Go a bit further afield, and you’ve got the gorgeous Roman capital of the Cotswolds Cirencester (I’m not biased, I promise) on your doorstep, and the spires, shops and general funkiness of Oxford. The Cotswold Water Park with its cool pop-up beach is another great day out with kids, pooches or however you roll, with miles of lovely lakeside walks and a great cafe for hot chocolate and homemade cake. If all else fails Zorb, paddle board or go-kart them into total exhaustion at this fun-packed park.



Good for: British to the tippy tip toes of it’s Hunter boots. The design-fabulous Swan is perfect for couples wanting a chilled, authentic, Cotswold getaway with a hip-but-homely feel. But kids and dogs are made very welcome here too, and with so much to do nearby, it’s on the money for a family break too. City foodies looking for a rural escape under two hours from London will adore it. (Some  goss – local resident Elizabeth Murdoch liked it so much, she bought two, she’s now pub landlady of both The Swan and The Chequer’s it turns out.)
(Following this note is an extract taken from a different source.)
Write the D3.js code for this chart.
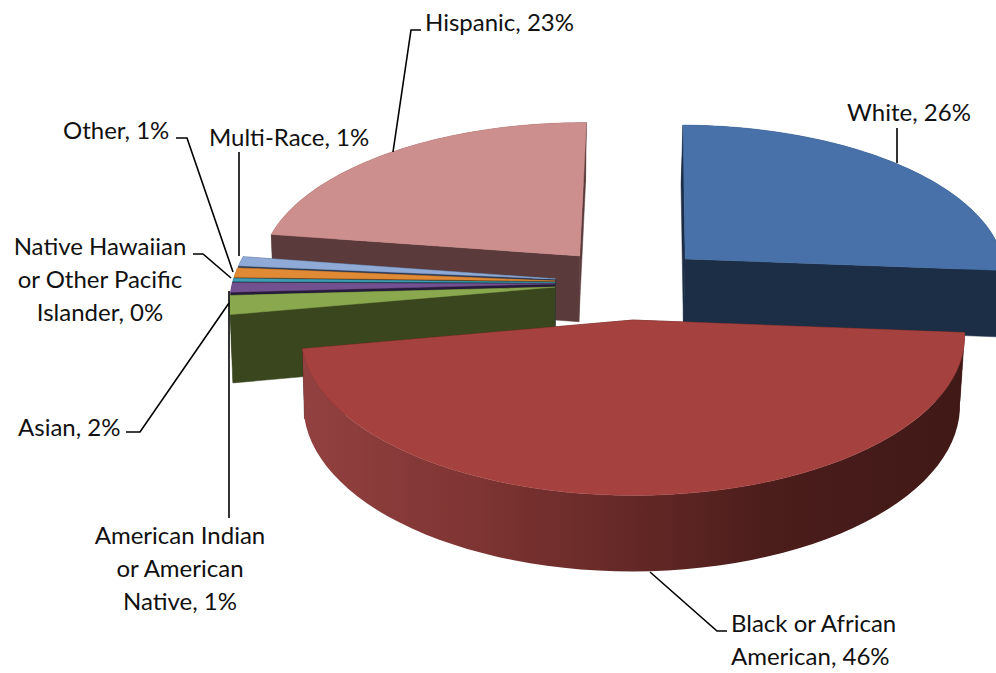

Not for: Lovers of loud and ironic t-shirts, anyone who owns a selfie stick and is prepared to use it, celebs who are too, err, celeb-y, obsessive maximalists, obsessive minimalists, anyone with personal space issues (even big spaces are ‘cosy’ in the Cotswolds). Oh, also not one for the hedonistic spa seeker, because there isn’t one. Oh, and anyone who hates jostling with dogs for bar space or vintage V8s for car park bays, yup, also not for you.

The Damage: Rooms rates start at £90 for B&B per night.

The Swan, Ascott-under-Wychwood, Chipping Norton, OX7 6AY. Tel: 01993832332.